Het volledige rapport kunt u hier lezen. (pdf, 28 MB)

Resultaten

De volgende beschermde natuurwaarden komen in en rond Roodzanden voor, waarmee rekening moet worden gehouden:

  • habitattypen: stuifzandheiden met struikhei, hoogveenbossen, vochtige heiden (hogere zandgronden), droge heiden, heischrale graslanden, blauwgraslanden en overgangs- en trilvenen.
  • habitatrichtlijnsoorten: kleine modderkruiper, rivierprik (in de beek).
  • vleermuizen (verblijfplaatsen in boomholten en foerageergebied)
  • das (burcht en foerageergebied)
  • grote bosmuis
  • boommarter
  • eekhoorn
  • diverse broedvogels
  • levendbarende hagedis, adder en hazelworm
  • grote vos, kommavlinder en zilveren maan
  • diverse algemene kleine zoogdieren, amfibieën

Op de bijbehorende kaart (zie ook Bijlage 1 van het rapport) zijn de ecologische aandachtspunten weergegeven, waarmee rekening moet worden gehouden in de planvorming en tijdens de uitvoering.

Uit de quickscan volgt dat alleen tijdens de uitvoering van natuurherstelmaatregelen, zonder rekening te houden met het ecologisch werkprotocol, negatieve effecten niet volledig zijn te vermijden. Na afronding van de werkzaamheden treden geen negatieve effecten meer op. Na afronding van de natuurherstelmaatregelen is het projectgebied op termijn beter geschikt voor de soorten, vanwege de kwaliteitsimpuls van de voorgenomen inrichtingsmaatregelen (positieve effecten).

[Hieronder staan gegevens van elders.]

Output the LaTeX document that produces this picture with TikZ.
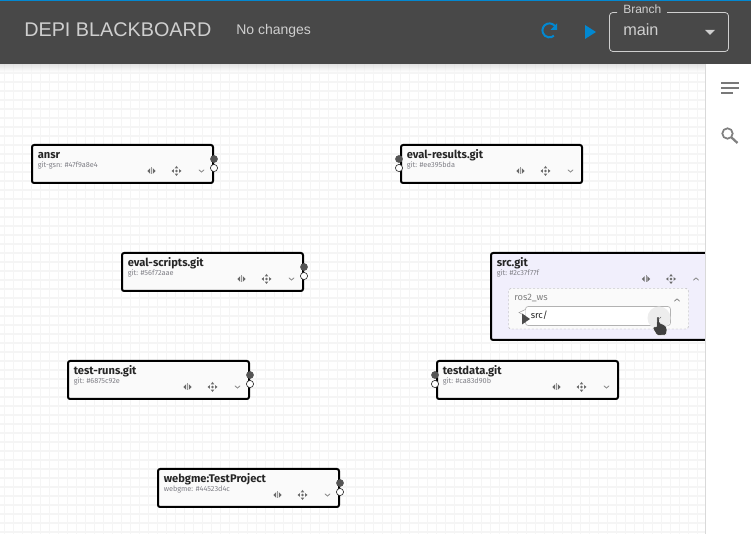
\documentclass[tikz,border=0pt]{standalone}
\usepackage{fontspec}
\setmainfont{Liberation Sans}
\newfontfamily\cardfont{Fira Sans}
\usetikzlibrary{calc}
\definecolor{hdr}{HTML}{484848}
\definecolor{hdrtxt}{HTML}{CFCFCF}
\definecolor{blueacc}{HTML}{0288D1}
\definecolor{gridc}{HTML}{F5F5F5}
\definecolor{cardfill}{HTML}{FAFAFA}
\definecolor{lav}{HTML}{F1EFFC}
\definecolor{subc}{HTML}{7F7F86}
\definecolor{iconc}{HTML}{6A6A6A}
\definecolor{portc}{HTML}{555555}
\tikzset{
  x=0.75pt,y=-0.75pt,
  cardbox/.style={draw=black,line width=1.5pt,rounded corners=1.6pt},
  cardtitle/.style={anchor=base west,inner sep=0,font=\cardfont\bfseries\fontsize{8.35pt}{9pt}\selectfont,text=black!85},
  cardsub/.style={anchor=base west,inner sep=0,font=\cardfont\fontsize{5.5pt}{6pt}\selectfont,text=subc},
  hdrtext/.style={anchor=base west,inner sep=0,text=hdrtxt},
  portfull/.style={circle,fill=portc,draw=portc,line width=.3pt,minimum size=5.4pt,inner sep=0},
  portopen/.style={circle,fill=white,draw=black!80,line width=.5pt,minimum size=5.4pt,inner sep=0},
}
\newcommand{\iconresize}[2]{%
  \fill[iconc] (#1-4.2,#2) -- (#1-1.4,#2-2.8) -- (#1-1.4,#2+2.8) -- cycle;
  \fill[iconc] (#1+4.2,#2) -- (#1+1.4,#2-2.8) -- (#1+1.4,#2+2.8) -- cycle;
  \draw[iconc!70,line width=.3pt] (#1,#2-3.5) -- (#1,#2+3.5);
}
\newcommand{\iconmove}[2]{%
  \fill[iconc] (#1-1.8,#2-2.6) -- (#1,#2-5) -- (#1+1.8,#2-2.6) -- cycle;
  \fill[iconc] (#1-1.8,#2+2.6) -- (#1,#2+5) -- (#1+1.8,#2+2.6) -- cycle;
  \fill[iconc] (#1-2.6,#2-1.8) -- (#1-5,#2) -- (#1-2.6,#2+1.8) -- cycle;
  \fill[iconc] (#1+2.6,#2-1.8) -- (#1+5,#2) -- (#1+2.6,#2+1.8) -- cycle;
  \fill[iconc] (#1,#2) circle[radius=1.3];
}
\newcommand{\iconchev}[2]{\draw[iconc!80,line width=.55pt] (#1-2.6,#2-1.3) -- (#1,#2+1.2) -- (#1+2.6,#2-1.3);}
\newcommand{\iconchevup}[2]{\draw[iconc!80,line width=.55pt] (#1-2.6,#2+1.3) -- (#1,#2-1.2) -- (#1+2.6,#2+1.3);}
\newcommand{\card}[6]{%
  \draw[cardbox,fill=cardfill] (#2,#3) rectangle (#2+181,#3+38);
  \node[cardtitle] (#1t) at (#2+5.5,#3+13.3) {#4};
  \node[cardsub] (#1s) at (#2+5.5,#3+23) {#5};
  \iconresize{#2+119.5}{#3+26}
  \iconmove{#2+144.5}{#3+26}
  \iconchev{#2+169.5}{#3+26}
  \ifnum#6=0
    \node[portfull] (#1a) at (#2+182,#3+14) {};
    \node[portopen] (#1b) at (#2+182,#3+23) {};
  \else
    \node[portfull] (#1a) at (#2-2,#3+14) {};
    \node[portopen] (#1b) at (#2-2,#3+23) {};
  \fi
}
\begin{document}
\begin{tikzpicture}
\useasboundingbox (0,0) rectangle (751,534);
\fill[white] (0,0) rectangle (751,534);
\foreach \i in {0,...,78} {\draw[gridc,line width=1.1pt] ({4.3+9*\i},64) -- ({4.3+9*\i},534);}
\foreach \i in {0,...,52} {\draw[gridc,line width=1.1pt] (0,{73+9*\i}) -- (706,{73+9*\i});}
\shade[top color=black!18,bottom color=white,opacity=.6] (0,64) rectangle (706,72);
\fill[hdr] (0,0) rectangle (751,64);
\fill[blueacc] (0,0) rectangle (751,1);
\node[hdrtext,font=\fontsize{14.85pt}{17pt}\selectfont] (title) at (24,37) {DEPI BLACKBOARD};
\node[hdrtext,font=\fontsize{10.5pt}{12pt}\selectfont] (status) at (236,35) {No changes};
\draw[blueacc,line width=1.5pt] (556,28) arc[start angle=-20,end angle=-310,radius=7];
\fill[blueacc] (557,23.5) -- (557,30) -- (550.5,30) -- cycle;
\fill[blueacc] (585,25) -- (596,32) -- (585,39) -- cycle;
\draw[hdrtxt,line width=.6pt,rounded corners=2.5pt] (617,12.5) -- (609.5,12.5) -- (609.5,51.5) -- (728.5,51.5) -- (728.5,12.5) -- (667,12.5);
\node[hdrtext,font=\fontsize{9pt}{11pt}\selectfont] (branchlab) at (623,14) {Branch};
\node[hdrtext,font=\fontsize{12.2pt}{14pt}\selectfont] (branchval) at (623,36) {main};
\fill[hdrtxt] (705,30) -- (715,30) -- (710,35) -- cycle;
\card{ansr}{32}{145}{ansr}{git-gsn: \#47f9a8e4}{0}
\card{res}{401}{145}{eval-results.git}{git: \#ee395bda}{1}
\card{scr}{122}{253}{eval-scripts.git}{git: \#56f72aae}{0}
\card{run}{68}{361}{test-runs.git}{git: \#6875c92e}{0}
\card{dat}{437}{361}{testdata.git}{git: \#ca83d90b}{1}
\card{web}{158}{469}{webgme:TestProject}{webgme: \#44523d4c}{0}
\draw[cardbox,fill=lav] (491,253) rectangle (712,340);
\node[cardtitle] (srct) at (496.5,266.3) {src.git};
\node[cardsub] (srcs) at (496.5,276) {git: \#2c37f77f};
\iconresize{646}{279}
\iconmove{671}{279}
\iconchevup{696}{279}
\draw[black!35,dash pattern=on 1.5pt off 1.5pt,line width=.35pt,fill=cardfill,rounded corners=2pt] (508.5,288.5) rectangle (688.5,329);
\node[anchor=base west,inner sep=0,font=\cardfont\fontsize{7pt}{8pt}\selectfont,text=black!50] (ros) at (514,301) {ros2\_ws};
\iconchevup{677}{300}
\draw[black!30,line width=.5pt,fill=white,rounded corners=2pt] (525.5,306.5) rectangle (670.5,325.5);
\node[anchor=base west,inner sep=0,font=\cardfont\fontsize{7pt}{8pt}\selectfont,text=black!85] (srcf) at (530.5,319) {src/};
\draw[black!40,line width=.35pt,fill=white] (525.5,309.5) -- (519,312.5) -- (525.5,316);
\fill[black!70] (522,313.5) -- (530,319) -- (522,324.5) -- cycle;
\fill[black!7] (659,318) circle[radius=11.5];
\draw[iconc,line width=.5pt] (658,320) -- (661,317);
\draw[white,line width=.4pt,fill=black!75,rounded corners=1pt] (657,316) -- (659,316) -- (659.5,323) -- (665,325) -- (667,328) -- (666.5,335) -- (657,335.5) -- (652.5,328) -- (654,326) -- (656.5,327.5) -- cycle;
\fill[white] (706,64) rectangle (751,534);
\draw[black!15,line width=.6pt] (705.5,64) -- (705.5,534);
\fill[iconc!90] (721,82) rectangle (739,84);
\fill[iconc!90] (721,87.5) rectangle (739,89.5);
\fill[iconc!90] (721,92.5) rectangle (733,94.5);
\draw[black!50,line width=1.3pt] (727.5,133.5) circle[radius=5.2];
\draw[black!50,line width=1.7pt] (731.5,137.5) -- (737.5,143);
\end{tikzpicture}
\end{document}
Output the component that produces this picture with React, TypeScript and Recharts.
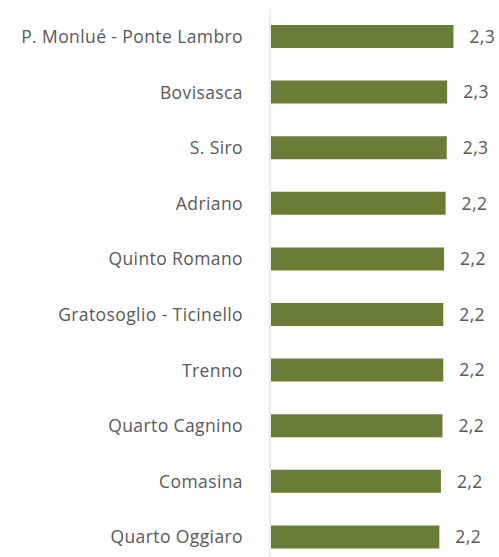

In paragraaf 6.3 is het ecologisch werkprotocol uitgewerkt. Het protocol geeft aan hoe tijdens de uitvoering gewerkt moet worden om beschermde soorten te ontzien en te beschermen. Het voorkomen van schade tijdens de uitvoering kan bijvoorbeeld door op bepaalde locaties niet te werken, bomen met holten te behouden of door niet te werken in kwetsbare perioden. Verder zijn voorschriften voor de aannemer opgenomen, zoals het bijhouden van een logboek en het inschakelen van ecologische begeleiding. Vlak voorafgaand aan de uitvoering checkt de ecologische begeleiding waar beschermde soorten aanwezig zijn en geeft dan aan in welke delen gewerkt mag worden (liefst zo kort mogelijk en aaneengesloten) en welke delen niet.

Conclusies

  • De voorgenomen maatregelen in het schetsontwerp dragen bij aan het behoud van en de uitbreiding van de instandhoudingsdoelen van het Natura 2000-gebied Drentsche Aa-gebied.
  • Met het ecologisch werkprotocol worden negatieve effecten op beschermde soorten tot een minimum beperkt en aan de zorgplicht voldaan.
  • Door te werken volgens het ecologisch werkprotocol zijn de natuurherstelwerkzaamheden vrijgesteld van de vergunningsplicht uit de Wet natuurbescherming. Ook wordt zo invulling gegeven aan de zorgplicht van de Wet natuurbescherming.
  • Bij de planvorming moet rekening worden gehouden met de aanbevelingen uit de quickscan. Te denken valt aan bomen met holtes (verblijfsplaats van vleermuizen) die niet gekapt mogen worden.
  • De uitvoering van de inrichtingsmaatregelen moet plaatsvinden onder begeleiding van een ecologisch toezichthouder. Deze ziet toe op het goed uitvoeren conform het ecologisch werkprotocol.
  • Zodra de inrichtingsmaatregelen concreet zijn, moet worden bekeken of aanpassingen nodig zijn van de quickscan en het ecologisch werkprotocol (actualisatie van het rapport).